IN CHAPTER 26, A POIGNANT CONVERSATION BETWEEN KURT AND ADELE MAKES GÖDEL’S ELEGANT AND ABSTRACT INCOMPLETENESS THEOREM ACCESSIBLE TO THE LAY READER. WAS IT DIFFICULT TO ACHIEVE THIS ACCESSIBILITY?

For all the parts of the book that dealt with mathematical theories, the exercise presented a succession of difficulties. First of all, it was necessary to attempt to understand. I could talk about this famous incompleteness theorem in a general way, but not in any detail; I’m not a mathematician, and I’m not at all conversant in the language of logic in which it’s expressed. Then, I had to betray . Because the language of mathematics is, by its very definition, objective. But, to integrate it into fiction, and to share it, I could only use written language, a subjective tool. To go from sign to metaphor is a betrayal. So I needed to accept, and have others accept, an inevitable inexactitude.

For the part on the continuum hypothesis, I took a course taught by a mathematician friend. This part is more developed, because I thought I understood it better, and my intention was to use only what I thought I understood, because it was important to me to be intellectually honest. Of course, often, we think we understand, but it’s only the surface of things.

TELL US ABOUT YOUR EXPERIENCE RESEARCHING FOR THE NOVEL. HOW MUCH TIME DID YOU SPEND RESEARCHING THE GÖDELS, EINSTEIN, AND OTHER PRINCETON LUMINARIES BEFORE YOU FELT COMFORTABLE WRITING ABOUT THEM? WHAT DID YOU FIND IN YOUR RESEARCH THAT WAS SURPRISING OR UNEXPECTED?

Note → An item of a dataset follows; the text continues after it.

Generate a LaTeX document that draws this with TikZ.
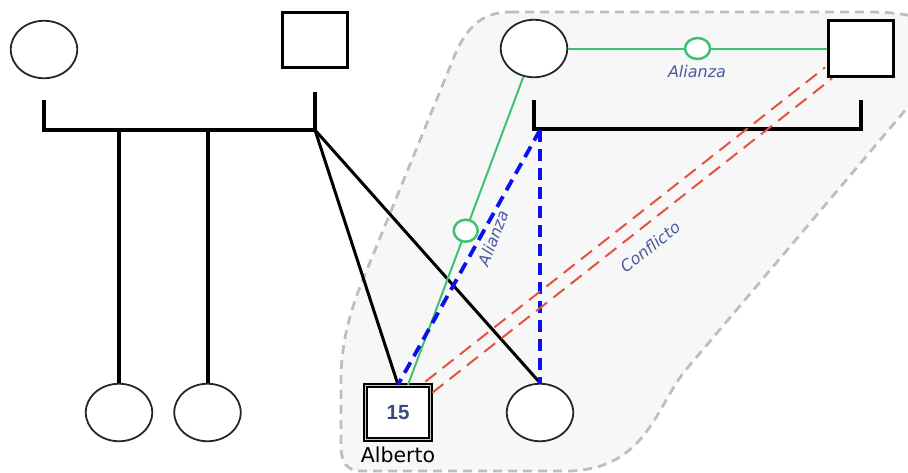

Even before beginning to write, I read a great number of documents over the course of at least a year. Of course, I had begun with everything that was within my intellectual reach that had to do with Kurt Gödel, then Einstein, then the biographies of those scientists who shared their destiny. But as soon as I pulled on one thread, an infinite tapestry appeared: I had to stick my nose into epistemology, into history in general, into philosophy, et cetera. I admit to having had a few periods of discouragement. In particular about Husserl, on whose subject, clearly, I stumbled. Like Adele, I didn’t have the keys. I assembled a wide-ranging collection of photographs to nurture my imagination (the people, the period clothing, the places, et cetera) and then I went on reconnaissance to Vienna and to Princeton, to soak up those places. In certain neighborhoods, those two cities seem to be stopped in time. It is very easy to imagine the era before the war in Vienna and the 1950s in Princeton. I had come up with a route, from house to café, from university to sanatorium, to follow in Gödel’s footsteps. I understood why, for example, they lived in the suburb of Grinzing: the 38 tram was direct from the mathematics university. Kurt didn’t like complications in his daily life. Each new discovery stirred up big emotions: seeking Kurt and Adele on the street where they lived, I found an old photography studio, at the address that had belonged to Adele’s father. I’ve returned there since, only to discover it has been replaced by a snack bar. Destiny, in this case, gave me this gift. Three years later I would have missed it. At Princeton, I timed the route, to determine the length of the conversations with Einstein. At the Gödels’ tomb, in Princeton, I cried. I’ve lived with them; they’re my family.